学校の“不都合な真実”を抉り出す脅威の問題作

“学園もの”の映画について誰もが連想するのは、教師と生徒の心温まる交流を綴った感動作、少年少女の友情や成長を描いた青春ドラマなどだろう。ドイツから新たに届いた『ありふれた教室』は、まさしく現代の中学校を舞台にした学園ものだが、このジャンルのポジティブなイメージを根こそぎ覆す破格の問題作だ。ある新任女性教師の視点で進行する物語は、校内で発生した小さな事件が予想もつかない方向へと激しくうねり、わずか数日間で学校の秩序が崩壊してしまう異常な事態へと突き進んでいく…。

『ありふれた教室』© if… Productions/ZDF/arte MMXXII

「第73回(2023年)ベルリン国際映画祭」パノラマ部門でワールドプレミアされW受賞を果たしたのを皮切りに、ドイツ映画賞最多5部門(作品賞、監督賞、脚本賞、主演女優賞、編集賞)の受賞を達成、米映画レビューサイト「Rotten Tomatoes」では96%FRESHという高得点を獲得しており、世界の映画祭を席巻。

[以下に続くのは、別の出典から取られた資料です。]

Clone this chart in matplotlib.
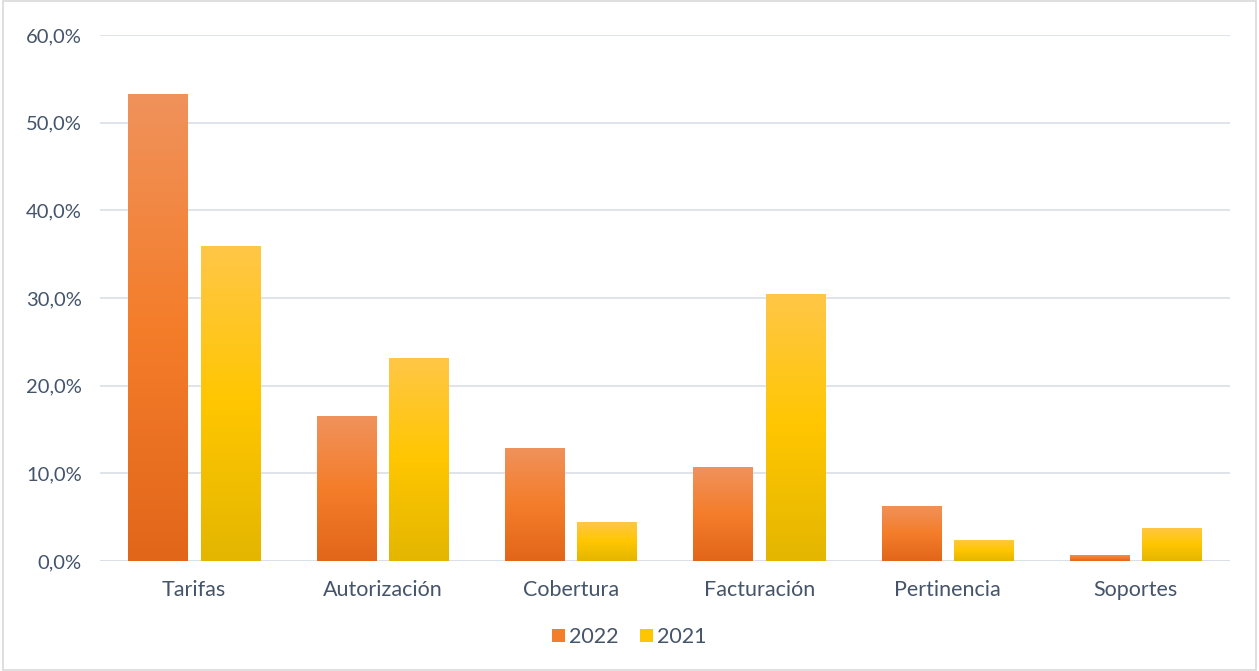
import numpy as np
import matplotlib.pyplot as plt
from matplotlib.colors import LinearSegmentedColormap
from matplotlib.patches import Rectangle
from matplotlib.ticker import FuncFormatter

categories = ['Tarifas', 'Autorización', 'Cobertura', 'Facturación', 'Pertinencia', 'Soportes']
series_names = ['2022', '2021']
vals_2022 = [53.3, 16.5, 12.9, 10.7, 6.3, 0.7]
vals_2021 = [35.9, 23.2, 4.4, 30.5, 2.4, 3.8]

# bottom -> middle -> top colours of the gradient fill
grad_2022 = ['#E2661A', '#F47D2A', '#F0925C']
grad_2021 = ['#E4B600', '#FFC600', '#FFC748']

plt.rcParams['font.family'] = ['Lato', 'DejaVu Sans']
txt = '#44546A'

fig = plt.figure(figsize=(12.59, 6.71), dpi=100)
ax = fig.add_axes([100/1259, 110/671, 1130/1259, 526/671])

width = 0.314
offset = 0.192
x = np.arange(len(categories))


def grad_bars(xpos, vals, cols):
    cmap = LinearSegmentedColormap.from_list('g', cols)
    grad = np.linspace(0, 1, 256).reshape(-1, 1)
    bars = ax.bar(xpos, vals, width, color=cols[1], zorder=2)
    for b in bars:
        x0, y0 = b.get_x(), b.get_y()
        w, h = b.get_width(), b.get_height()
        b.set_facecolor('none')
        im = ax.imshow(grad, cmap=cmap, origin='lower', aspect='auto',
                       extent=[x0, x0 + w, y0, y0 + h], zorder=2)
        im.set_clip_path(b)
    return bars


grad_bars(x - offset, vals_2022, grad_2022)
grad_bars(x + offset, vals_2021, grad_2021)

ax.set_xlim(-0.5, len(categories) - 0.5)
ax.set_ylim(0, 60)
ax.set_yticks(np.arange(0, 61, 10))
ax.yaxis.set_major_formatter(FuncFormatter(lambda v, p: f'{v:.1f}%'.replace('.', ',')))
ax.set_xticks(x)
ax.set_xticklabels(categories)
ax.grid(axis='y', color='#D9DEE6', linewidth=1.2, zorder=0)
ax.set_axisbelow(True)
for s in ax.spines.values():
    s.set_visible(False)
ax.axhline(0, color='#D9DEE6', linewidth=1.2, zorder=1)
ax.tick_params(length=0, colors=txt)
ax.tick_params(axis='x', labelsize=15.5, pad=14)
ax.tick_params(axis='y', labelsize=14.5, pad=13)

handles = [Rectangle((0, 0), 1, 1, facecolor=grad_2022[1]),
           Rectangle((0, 0), 1, 1, facecolor=grad_2021[1])]
leg = fig.legend(handles, series_names, loc='center', bbox_to_anchor=(0.5, 1 - 637/671),
                 ncol=2, frameon=False, fontsize=15.5, handlelength=0.6, handleheight=0.6,
                 handletextpad=0.2, columnspacing=1.0)
for t in leg.get_texts():
    t.set_color(txt)

fig.patches.append(Rectangle((0.002, 0.002), 0.996, 0.996, transform=fig.transFigure,
                             fill=False, edgecolor='#D9D9D9', linewidth=1.2))

fig.savefig('out.png', dpi=100)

さらには、本年度「アカデミー賞」国際長編映画賞ノミネートを果たした本作は、これが日本劇場初公開となるドイツの新鋭イルケル・チャタクの長編4作目にあたる最新作。

チャタク監督は、教育分野で働くさまざまな人々へのリサーチを行い、自らの子供時代の実体験も織り交ぜてオリジナル脚本を執筆した。誰にとっても馴染み深い学校という場所を“現代社会の縮図”に見立て、正義や真実の曖昧さをサスペンスフルに描ききったその試みは、ミヒャエル・ハネケやアスガー・ファルハディといった名匠の作風を彷彿とさせる。主演のレオニー・ベネシュは、ハネケ監督の代表作『白いリボン』で注目され、『THE SWARM/ザ・スウォーム』『80日間世界一周』などのTVシリーズで活躍する実力派女優。次々と重大な選択や決断を迫られるカーラの葛藤を生々しく体現した本作でドイツ映画賞主演女優賞の受賞を果たし、ヨーロッパ映画賞女優賞にもノミネートされた。

本作が追求した多様なテーマは、教員のなり手不足や過酷な長時間労働、モンスター・ペアレンツなどの問題がしばしば報じられる日本社会とも無縁ではない。教育現場のリアルな現実に根ざし、世界中の学校やあらゆるコミュニティーでいつ暴発しても不思議ではない“今そこにある脅威”を見事にあぶり出す、極限のサスペンス・スリラーが誕生した。